**PROBLEM STATEMENT**. Please write out the lines of the data exactly, beginning with the first and ending with the line containing "W, H = 1213, 740"; leave the pictures behind.

**DATA EXCERPT**.
>>>
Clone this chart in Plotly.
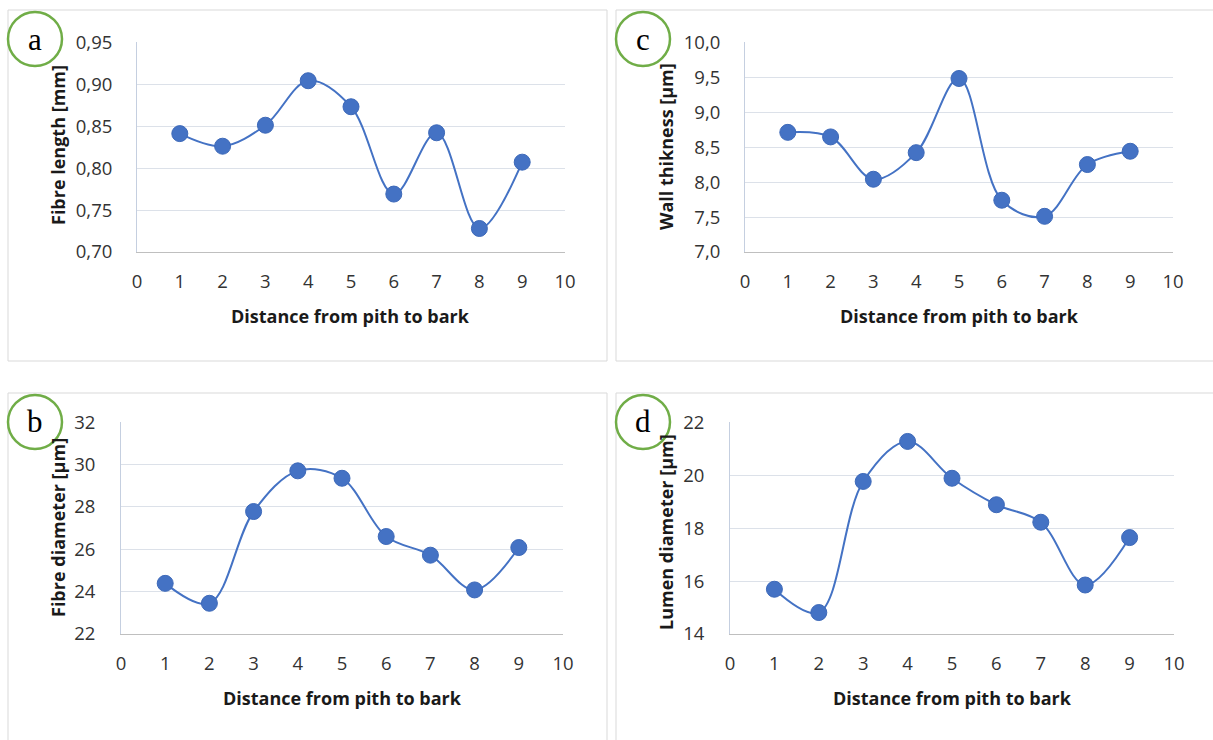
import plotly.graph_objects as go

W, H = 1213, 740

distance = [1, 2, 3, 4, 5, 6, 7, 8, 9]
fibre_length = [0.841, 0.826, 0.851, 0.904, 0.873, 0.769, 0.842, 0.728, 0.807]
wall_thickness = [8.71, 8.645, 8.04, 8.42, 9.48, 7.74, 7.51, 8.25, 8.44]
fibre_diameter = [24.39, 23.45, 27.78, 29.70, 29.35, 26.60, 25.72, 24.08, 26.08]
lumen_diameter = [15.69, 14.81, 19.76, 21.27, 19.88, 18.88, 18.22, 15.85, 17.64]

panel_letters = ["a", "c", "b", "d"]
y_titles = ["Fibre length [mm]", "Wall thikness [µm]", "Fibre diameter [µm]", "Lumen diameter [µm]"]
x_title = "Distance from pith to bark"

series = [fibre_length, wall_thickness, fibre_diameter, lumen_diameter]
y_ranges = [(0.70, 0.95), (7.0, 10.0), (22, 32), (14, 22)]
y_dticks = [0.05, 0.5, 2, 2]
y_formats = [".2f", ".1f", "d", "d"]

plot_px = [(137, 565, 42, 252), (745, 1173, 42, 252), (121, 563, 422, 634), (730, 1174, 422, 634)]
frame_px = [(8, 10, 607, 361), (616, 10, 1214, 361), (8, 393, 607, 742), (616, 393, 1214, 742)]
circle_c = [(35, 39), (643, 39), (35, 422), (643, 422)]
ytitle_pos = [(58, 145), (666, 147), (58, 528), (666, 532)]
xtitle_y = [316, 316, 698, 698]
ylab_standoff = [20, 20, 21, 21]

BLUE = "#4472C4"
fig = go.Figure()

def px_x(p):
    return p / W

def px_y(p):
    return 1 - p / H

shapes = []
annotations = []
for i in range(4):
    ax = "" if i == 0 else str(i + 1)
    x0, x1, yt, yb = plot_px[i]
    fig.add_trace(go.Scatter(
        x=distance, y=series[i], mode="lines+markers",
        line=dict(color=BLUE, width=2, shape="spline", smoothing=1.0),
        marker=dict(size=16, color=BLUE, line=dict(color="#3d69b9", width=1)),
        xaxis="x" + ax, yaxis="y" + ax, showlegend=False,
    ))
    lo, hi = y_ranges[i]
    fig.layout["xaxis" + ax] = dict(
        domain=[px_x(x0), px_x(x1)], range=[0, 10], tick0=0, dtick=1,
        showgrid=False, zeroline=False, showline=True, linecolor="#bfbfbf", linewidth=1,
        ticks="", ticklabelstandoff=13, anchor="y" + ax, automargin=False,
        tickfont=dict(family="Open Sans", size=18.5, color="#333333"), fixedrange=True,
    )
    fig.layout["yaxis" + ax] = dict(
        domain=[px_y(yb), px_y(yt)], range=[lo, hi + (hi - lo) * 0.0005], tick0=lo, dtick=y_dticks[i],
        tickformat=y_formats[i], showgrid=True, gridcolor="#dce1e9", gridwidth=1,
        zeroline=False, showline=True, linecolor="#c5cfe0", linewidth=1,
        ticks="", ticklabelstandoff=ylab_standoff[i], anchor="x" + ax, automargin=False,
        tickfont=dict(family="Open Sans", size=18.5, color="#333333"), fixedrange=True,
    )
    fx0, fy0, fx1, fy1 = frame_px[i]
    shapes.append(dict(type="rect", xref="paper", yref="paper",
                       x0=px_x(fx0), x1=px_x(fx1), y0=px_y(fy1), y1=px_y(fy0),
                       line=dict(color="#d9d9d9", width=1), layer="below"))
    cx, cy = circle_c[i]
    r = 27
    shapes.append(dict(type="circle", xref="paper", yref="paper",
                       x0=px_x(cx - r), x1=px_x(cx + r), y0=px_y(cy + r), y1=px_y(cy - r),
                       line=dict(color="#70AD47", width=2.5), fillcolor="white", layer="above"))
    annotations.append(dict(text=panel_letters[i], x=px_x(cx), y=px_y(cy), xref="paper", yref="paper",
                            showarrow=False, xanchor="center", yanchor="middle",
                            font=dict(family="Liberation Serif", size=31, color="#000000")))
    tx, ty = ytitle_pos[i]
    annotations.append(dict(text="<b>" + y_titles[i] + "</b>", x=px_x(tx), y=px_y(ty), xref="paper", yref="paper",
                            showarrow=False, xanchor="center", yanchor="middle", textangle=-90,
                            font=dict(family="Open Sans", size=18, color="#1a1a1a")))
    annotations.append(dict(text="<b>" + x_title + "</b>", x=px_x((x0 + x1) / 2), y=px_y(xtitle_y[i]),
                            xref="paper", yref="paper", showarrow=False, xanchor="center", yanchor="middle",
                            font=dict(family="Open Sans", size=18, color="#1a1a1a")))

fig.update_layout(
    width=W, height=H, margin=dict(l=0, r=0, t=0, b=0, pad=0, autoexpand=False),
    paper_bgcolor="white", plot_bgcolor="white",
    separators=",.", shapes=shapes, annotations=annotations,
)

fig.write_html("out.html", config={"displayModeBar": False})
<<<
**OUTPUT OF THE TASK**.
Clone this chart in Plotly.
import plotly.graph_objects as go

W, H = 1213, 740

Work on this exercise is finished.